Careful consideration of these two opinions makes it clear that many of the difficulties, logical and under the authorities, that the court there met, grew out of the failure of the town of Nahant to claim full compensation — not merely for its structures in the streets, but for its right in the land constituting the streets. The logic of these two decisions covers all rights and interests that towns have in highways, and, as already noted, the right to exoneration from the burden of constructing and maintaining a substitute way is a valuable property right belonging to the group of taxpayers called a town.

It should not be overlooked that, when our highway law took form, "ways" were hardly more than strips of land, slightly, if at all, improved.
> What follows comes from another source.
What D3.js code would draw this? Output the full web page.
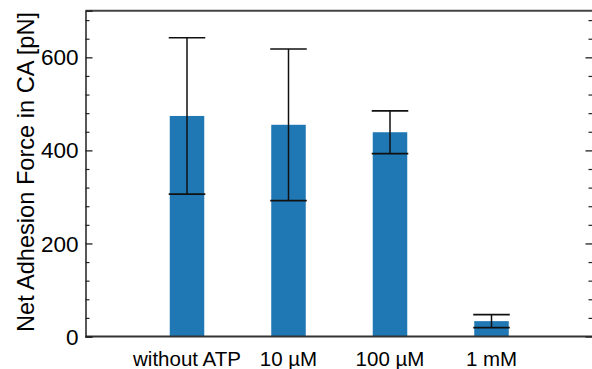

To-day, as a result of the automobile, a large part of our highways are structures of stone and cement, costing more per mile than the original cost of many of our railroads. We can see neither logic nor justice in attempting to distinguish between such structures in the street as sewers, water pipes, and buttresses of bridges, and the structure constituting the way itself, and the right of the town to the use of the land, apart from any expenditure previously made thereon, by the town. The real question is one of the incidence of cost or expenditure; and there is no such thing as compensation, within the fair meaning of the word, unless the separate entity that under sovereign power appropriates a part of this town way is required to pay the expenses it thus imposes upon the town within whose territory it makes the taking.

The relation of the United States to this highway is quite different from that of the commonwealth of Massachusetts. Cf. Proprietors of Mt. Hope Cemetery v. City of Boston, 158 Mass. 509, 33 N.E. 695, 35 Am. St. Rep. 515, a learned and elaborate opinion dealing with the distinction between property held by a municipality in its private or proprietary character, and property or rights held "for purposes deemed strictly public," in which the town "holds merely as an agency of the state government for the performance of the strictly public duties devolved upon it." It is settled law that the commonwealth may reallocate, without compensation, to other public uses, property or rights thus held as a mere agency of the state government, but may not so deal with many other kinds of property owned "in its private or proprietary character, as a private corporation might own it." 158 Mass. 519, 33 N.E. 698. The unlimited power of the state over the first kind of property rests upon the broad proposition that cities and towns are, for most practical purposes, mere creatures of the state. Their boundaries may be changed; their powers enlarged *457 or limited; the state may delegate to them more or less of control over taxation, police protection, schools, and other functions — social, business, or political. It may regard lands appropriated for town ways as of more public utility if used for a water system. Inhabitants of Cheshire v. Adams & C. Reservoir Co., 119 Mass. 356. Any increased tax burden resulting from such shifting of the public use of lands lying in any town is within the scope of the Legislature's general control over the allocation of tax burdens. 119 Mass. 360. But the federal government's power of eminent domain — necessarily implied as an efficient and appropriate means of exercising other powers expressly given — is to be used subject to the broad limitations of the Fifth Amendment. It is a stranger to the town. It can no more take, without compensation, their property rights, than it can those of an individual.

The result is that, pursuant to the stipulation, the decree of condemnation is to be amended by awarding $10,000 to the town of Bedford, with interest thereon from November 10, 1926.

The decree of condemnation is amended by awarding $10,000 to the town of Bedford, with interest thereon from November 10, 1926.